Danilo Perez, straordinario pianista panamense, gioca, quando può con quelle voci dal senno fuggite, ribattendo sulla tastiera le note gridate da fuori, trasformandole in un'inedita melodia. Inedita come quella di «Scout», la suite che apre la serata: il titolo è il nome dell'eroina di «Il buio oltre la siepe», film di Robert Mulligan con Gregory Peck tratto da un romanzo di Harper Lee: «Scout, intepretata da Mary Badham, era la figlia di Peck nella pellicola, ma anche un'astronauta, capace di viaggiare e raggiungere il centro del cuore umano», spiega in camerino l'ottantaquattrenne che ha fatto la storia del jazz passando da Miles Davis ai Weather Report. Una storia di segregazione, razzismo, coraggio, giustizia e ingiustizia: Shorter, messa da parte la velocità giovanile, suona piano, distillando note profonde, seguendo tragitti non sempre lineari, ma cantabilissimi anche quando sono spezzati, frammentati, come tessere di un puzzle che si può comprendere solo da lontano. John Patitucci è una roccia, il suo contrabbasso è il perno che permette ai compagni qualsiasi deviazione, tanto c'è sempre lui a mostrare la strada, a riportare il tempo al suo inesorabile scorrere. Un beat che la batteria di Billy Blade dilata, rallenta, espande, fa correre a rotta di collo fino a strappare applausi a scena aperta.
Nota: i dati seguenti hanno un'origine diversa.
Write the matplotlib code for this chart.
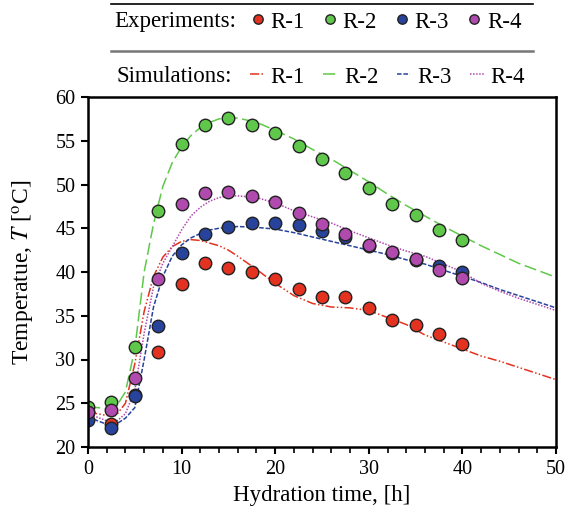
import numpy as np
import matplotlib
matplotlib.use("Agg")
import matplotlib.pyplot as plt
from matplotlib.lines import Line2D
from matplotlib.ticker import MultipleLocator

plt.rcParams['font.family'] = ['Liberation Serif', 'DejaVu Serif']
plt.rcParams['mathtext.fontset'] = 'stix'

# experimental points
t_exp = [0, 2.5, 5, 7.5, 10, 12.5, 15, 17.5, 20, 22.5, 25, 27.5, 30, 32.5, 35, 37.5, 40]
exp_r1 = [24.0, 22.6, 25.9, 30.9, 38.6, 41.0, 40.5, 40.0, 39.2, 38.1, 37.2, 37.1, 35.9, 34.5, 34.0, 32.9, 31.8]
exp_r2 = [24.6, 25.1, 31.4, 47.0, 54.6, 56.8, 57.6, 56.8, 55.9, 54.4, 52.9, 51.3, 49.6, 47.8, 46.5, 44.8, 43.7]
exp_r3 = [23.1, 22.2, 25.8, 33.8, 42.2, 44.4, 45.2, 45.6, 45.6, 45.4, 44.7, 44.0, 43.0, 42.2, 41.4, 40.7, 40.0]
exp_r4 = [24.0, 24.2, 27.9, 39.2, 47.8, 49.0, 49.1, 48.7, 48.0, 46.7, 45.5, 44.3, 43.1, 42.3, 41.5, 40.2, 39.3]

# simulated curves
t_sim = [0, 1, 2, 3, 4, 5, 6, 7, 8, 9, 10, 11, 12, 13, 14, 15, 16, 18, 20,
         22, 24, 26, 28, 30, 32, 34, 36, 38, 40, 42, 44, 46, 48, 50]
sim_r1 = [24.0, 23.8, 23.6, 23.6, 25.0, 29.5, 35.5, 39.5, 41.7, 42.9, 43.5, 43.7, 43.6, 43.3, 43.0, 42.5, 41.8, 40.3, 38.7,
          37.3, 36.4, 36.0, 35.9, 35.6, 34.8, 34.0, 32.8, 32.0, 31.2, 30.4, 29.8, 29.1, 28.4, 27.7]
sim_r2 = [24.6, 24.5, 24.4, 24.6, 26.3, 31.2, 40.0, 45.5, 49.8, 52.5, 54.3, 55.6, 56.5, 57.1, 57.5, 57.6, 57.6, 57.1, 56.2,
          55.2, 54.0, 52.9, 51.6, 50.3, 48.9, 47.6, 46.4, 45.2, 44.1, 43.0, 42.0, 41.0, 40.2, 39.4]
sim_r3 = [23.5, 23.0, 22.6, 22.6, 23.3, 24.5, 30.0, 36.0, 39.5, 41.8, 43.1, 43.9, 44.4, 44.8, 45.0, 45.1, 45.2, 45.1, 44.9,
          44.5, 44.0, 43.5, 43.0, 42.5, 42.0, 41.4, 40.9, 40.2, 39.5, 38.8, 38.0, 37.3, 36.6, 35.9]
sim_r4 = [23.9, 23.4, 23.0, 22.9, 23.8, 26.5, 33.0, 38.3, 41.0, 42.9, 44.8, 46.4, 47.4, 48.1, 48.5, 48.7, 48.7, 48.5, 47.9,
          47.0, 46.3, 45.6, 44.7, 43.9, 43.1, 42.4, 41.8, 40.9, 40.0, 38.7, 37.8, 37.0, 36.3, 35.6]

labels = ['R-1', 'R-2', 'R-3', 'R-4']
colors = ['#e3321f', '#5fc84a', '#28439c', '#b04aae']
styles = [(0, (6, 1.5, 1, 1.5, 1, 1.5)), (0, (8, 3)), (0, (3, 1.2)), (0, (1, 1))]

fig = plt.figure(figsize=(5.66, 5.15), dpi=100)
ax = fig.add_axes([88/566, 1-447/515, 468/566, 350/515])

sim_lines = []
for y, c, ls in zip([sim_r1, sim_r2, sim_r3, sim_r4], colors, styles):
    l, = ax.plot(t_sim, y, color=c, linestyle=ls, linewidth=1.1)
    sim_lines.append(l)

exp_pts = []
for y, c in zip([exp_r1, exp_r2, exp_r3, exp_r4], colors):
    p, = ax.plot(t_exp, y, linestyle='none', marker='o', markersize=9,
                 markerfacecolor=c, markeredgecolor='#222222', markeredgewidth=1.0)
    exp_pts.append(p)

ax.set_xlim(0, 50)
ax.set_ylim(20, 60)
ax.xaxis.set_major_locator(MultipleLocator(10))
ax.xaxis.set_minor_locator(MultipleLocator(2))
ax.yaxis.set_major_locator(MultipleLocator(5))
ax.tick_params(which='major', direction='out', length=5, width=1.5, labelsize=14.5, pad=4)
ax.tick_params(which='minor', direction='out', length=4, width=1.2)
for s in ax.spines.values():
    s.set_linewidth(1.8)

ax.set_xlabel('Hydration time, [h]', fontsize=16.5, labelpad=5)
ax.set_ylabel('Temperatue, $T$ [$^\\mathrm{o}$C]', fontsize=17, labelpad=13)

# legend block above the axes
fig.add_artist(Line2D([111/566, 533/566], [1-4/515, 1-4/515], color='black', linewidth=1.2))
fig.add_artist(Line2D([111/566, 533/566], [1-51/515, 1-51/515], color='#777777', linewidth=1.8))

fig.text(114/566, 1-22/515, 'Experiments:', fontsize=16.5, va='center', ha='left')
fig.text(117/566, 1-77/515, 'Simulations:', fontsize=16.5, va='center', ha='left')

fig.legend(exp_pts, labels, ncol=4, loc='center left', bbox_to_anchor=(251/566, 1-22/515),
           frameon=False, fontsize=16.5, markerscale=0.75, handlelength=0.6, handletextpad=0.25,
           columnspacing=0.8, borderpad=0, borderaxespad=0)
fig.legend(sim_lines, labels, ncol=4, loc='center left', bbox_to_anchor=(250/566, 1-77/515),
           frameon=False, fontsize=16.5, handlelength=0.6, handletextpad=0.3,
           columnspacing=0.8, borderpad=0, borderaxespad=0)

fig.savefig('out.png', dpi=100)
Di Shorter anche gli altri materiali proposti: «Lost» era nello splendido album del 1965 «The soothsayer» con James Spaulding, Freddie Hubbard, McCoy Tyner e Ron Carter, mentre «The three Marias» era su «Atlantis» del 1985 e «Zero gravity» appartiene al repertorio del quartetto, come «She moves trough the fair», costruita intorno a una folksong irlandese. Di recente composizione - più musica scritta che improvvisata, stanotte - sono «Lotus» e «Prometeus unbound». Materiali di sicuro non ostici, ma nemmeno «eroici» e senza bis, con Shorter che alterna il tenore al sax alto, che soffia nervoso ma soprattutto con matura concentrazione. «Uno show selvaggio», commenta alla fine lui sorridente, ricordando l'amico Pino Daniele con cui incise un album storico come «Bella 'mbriana»: «Era il gitano di Napoli, un innovatore, un musicista a 360 gradi.

Voleva cambiare la musica della sua città, peraltro città della musica. E l'ha fatto».